### Collected material
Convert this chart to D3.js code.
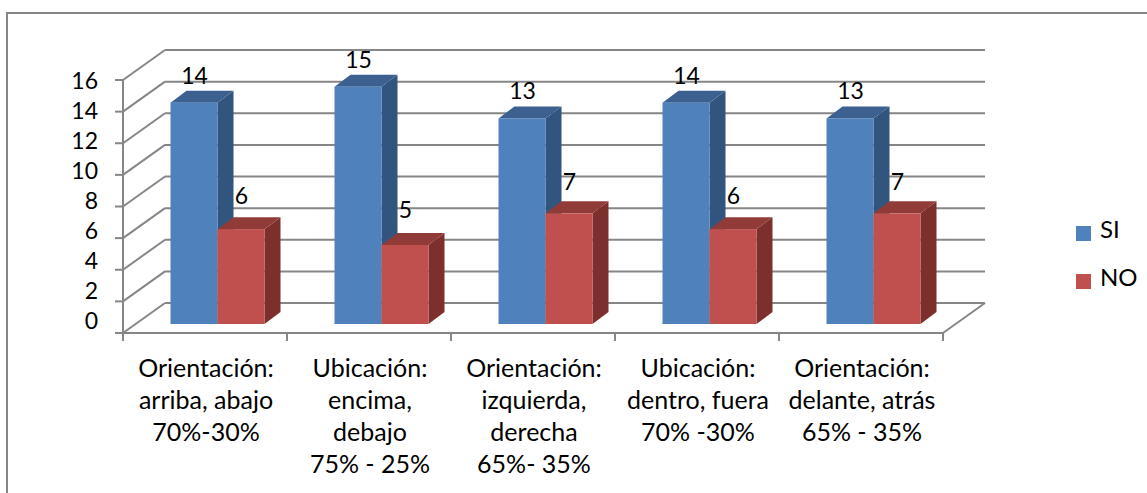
<!DOCTYPE html>
<html><head><meta charset="utf-8">
<script src="https://cdn.jsdelivr.net/npm/d3@7"></script>
<style>html,body{margin:0;padding:0;background:#fff}svg{display:block}text{font-family:Lato,"Open Sans",sans-serif;fill:#000}</style>
</head><body><svg id="c" width="1147" height="493"></svg>
<script>
const categories=[["Orientación:","arriba, abajo","70%-30%"],["Ubicación:","encima,","debajo","75% - 25%"],["Orientación:","izquierda,","derecha","65%- 35%"],["Ubicación:","dentro, fuera","70% -30%"],["Orientación:","delante, atrás","65% - 35%"]];
const si=[14,15,13,14,13];
const no=[6,5,7,6,7];
const yTicks=[0,2,4,6,8,10,12,14,16];
const seriesNames=["SI","NO"];
const colors={SI:{front:"#4f81bd",side:"#325580",top:"#3c6191"},NO:{front:"#c0504d",side:"#7c2f2d",top:"#913b39"}};
const grid="#868686";
const svg=d3.select("#c");
const y=d3.scaleLinear().domain([0,16]).range([333,80]);
const yLabel=d3.scaleLinear().domain([0,16]).range([328.5,88.5]);
const noLabelY=d3.scaleLinear().domain([5,7]).range([218,190]);
const x=d3.scaleBand().domain(d3.range(categories.length)).range([123,943]);
const wall={dx:42,dy:-30}, depth={dx:16,dy:-12}, barOff={dx:13,dy:-9}, barW=47;
const line=(a,b,c,d,w=2)=>svg.append("line").attr("x1",a).attr("y1",b).attr("x2",c).attr("y2",d).attr("stroke",grid).attr("stroke-width",w);
svg.append("path").attr("d","M7,493V13H1147").attr("fill","none").attr("stroke",grid).attr("stroke-width",2);
yTicks.forEach(t=>{
  line(123,y(t),123+wall.dx,y(t)+wall.dy);
  line(123+wall.dx,y(t)+wall.dy,943+wall.dx,y(t)+wall.dy);
  line(115,y(t),123,y(t));
  svg.append("text").attr("x",98).attr("y",yLabel(t)).attr("text-anchor","end").attr("font-size",23).text(t);
});
line(943,333,943+wall.dx,333+wall.dy);
line(123,80,123,333);
line(123,333,943,333);
d3.range(categories.length+1).forEach(i=>{const px=i<categories.length?x(i):943;line(px,333,px,341)});
function bar(px,v,c){
  const yt=y(v)+barOff.dy, yb=y(0)+barOff.dy;
  svg.append("path").attr("fill",c.side).attr("d",d3.line()([[px+barW,yt],[px+barW+depth.dx,yt+depth.dy],[px+barW+depth.dx,yb+depth.dy],[px+barW,yb]]));
  svg.append("path").attr("fill",c.top).attr("d",d3.line()([[px,yt],[px+depth.dx,yt+depth.dy],[px+barW+depth.dx,yt+depth.dy],[px+barW,yt]]));
  svg.append("rect").attr("x",px).attr("y",yt).attr("width",barW).attr("height",yb-yt).attr("fill",c.front);
}
categories.forEach((cat,i)=>{
  const px=x(i)+47.5;
  bar(px,si[i],colors.SI);
  bar(px+barW,no[i],colors.NO);
  svg.append("text").attr("x",px+24).attr("y",y(si[i])-28).attr("text-anchor","middle").attr("font-size",23).text(si[i]);
  svg.append("text").attr("x",px+barW+24).attr("y",noLabelY(no[i])).attr("text-anchor","middle").attr("font-size",23).text(no[i]);
  cat.forEach((l,j)=>svg.append("text").attr("x",x(i)+x.bandwidth()/2+1).attr("y",377+j*32).attr("text-anchor","middle").attr("font-size",25).text(l));
});
seriesNames.forEach((n,i)=>{
  const ly=226+i*48;
  svg.append("rect").attr("x",1076).attr("y",ly).attr("width",15).attr("height",15).attr("fill",colors[n].front);
  svg.append("text").attr("x",1100).attr("y",ly+12).attr("font-size",24).text(n);
});
</script></body></html>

### Short exercise
Copy the listing exactly. Any image in it stays out of the copy.

### Exercise solution
Convert this chart to D3.js code.
<!DOCTYPE html>
<html><head><meta charset="utf-8">
<script src="https://cdn.jsdelivr.net/npm/d3@7"></script>
<style>html,body{margin:0;padding:0;background:#fff}svg{display:block}text{font-family:Lato,"Open Sans",sans-serif;fill:#000}</style>
</head><body><svg id="c" width="1147" height="493"></svg>
<script>
const categories=[["Orientación:","arriba, abajo","70%-30%"],["Ubicación:","encima,","debajo","75% - 25%"],["Orientación:","izquierda,","derecha","65%- 35%"],["Ubicación:","dentro, fuera","70% -30%"],["Orientación:","delante, atrás","65% - 35%"]];
const si=[14,15,13,14,13];
const no=[6,5,7,6,7];
const yTicks=[0,2,4,6,8,10,12,14,16];
const seriesNames=["SI","NO"];
const colors={SI:{front:"#4f81bd",side:"#325580",top:"#3c6191"},NO:{front:"#c0504d",side:"#7c2f2d",top:"#913b39"}};
const grid="#868686";
const svg=d3.select("#c");
const y=d3.scaleLinear().domain([0,16]).range([333,80]);
const yLabel=d3.scaleLinear().domain([0,16]).range([328.5,88.5]);
const noLabelY=d3.scaleLinear().domain([5,7]).range([218,190]);
const x=d3.scaleBand().domain(d3.range(categories.length)).range([123,943]);
const wall={dx:42,dy:-30}, depth={dx:16,dy:-12}, barOff={dx:13,dy:-9}, barW=47;
const line=(a,b,c,d,w=2)=>svg.append("line").attr("x1",a).attr("y1",b).attr("x2",c).attr("y2",d).attr("stroke",grid).attr("stroke-width",w);
svg.append("path").attr("d","M7,493V13H1147").attr("fill","none").attr("stroke",grid).attr("stroke-width",2);
yTicks.forEach(t=>{
  line(123,y(t),123+wall.dx,y(t)+wall.dy);
  line(123+wall.dx,y(t)+wall.dy,943+wall.dx,y(t)+wall.dy);
  line(115,y(t),123,y(t));
  svg.append("text").attr("x",98).attr("y",yLabel(t)).attr("text-anchor","end").attr("font-size",23).text(t);
});
line(943,333,943+wall.dx,333+wall.dy);
line(123,80,123,333);
line(123,333,943,333);
d3.range(categories.length+1).forEach(i=>{const px=i<categories.length?x(i):943;line(px,333,px,341)});
function bar(px,v,c){
  const yt=y(v)+barOff.dy, yb=y(0)+barOff.dy;
  svg.append("path").attr("fill",c.side).attr("d",d3.line()([[px+barW,yt],[px+barW+depth.dx,yt+depth.dy],[px+barW+depth.dx,yb+depth.dy],[px+barW,yb]]));
  svg.append("path").attr("fill",c.top).attr("d",d3.line()([[px,yt],[px+depth.dx,yt+depth.dy],[px+barW+depth.dx,yt+depth.dy],[px+barW,yt]]));
  svg.append("rect").attr("x",px).attr("y",yt).attr("width",barW).attr("height",yb-yt).attr("fill",c.front);
}
categories.forEach((cat,i)=>{
  const px=x(i)+47.5;
  bar(px,si[i],colors.SI);
  bar(px+barW,no[i],colors.NO);
  svg.append("text").attr("x",px+24).attr("y",y(si[i])-28).attr("text-anchor","middle").attr("font-size",23).text(si[i]);
  svg.append("text").attr("x",px+barW+24).attr("y",noLabelY(no[i])).attr("text-anchor","middle").attr("font-size",23).text(no[i]);
  cat.forEach((l,j)=>svg.append("text").attr("x",x(i)+x.bandwidth()/2+1).attr("y",377+j*32).attr("text-anchor","middle").attr("font-size",25).text(l));
});
seriesNames.forEach((n,i)=>{
  const ly=226+i*48;
  svg.append("rect").attr("x",1076).attr("y",ly).attr("width",15).attr("height",15).attr("fill",colors[n].front);
  svg.append("text").attr("x",1100).attr("y",ly+12).attr("font-size",24).text(n);
});
</script></body></html>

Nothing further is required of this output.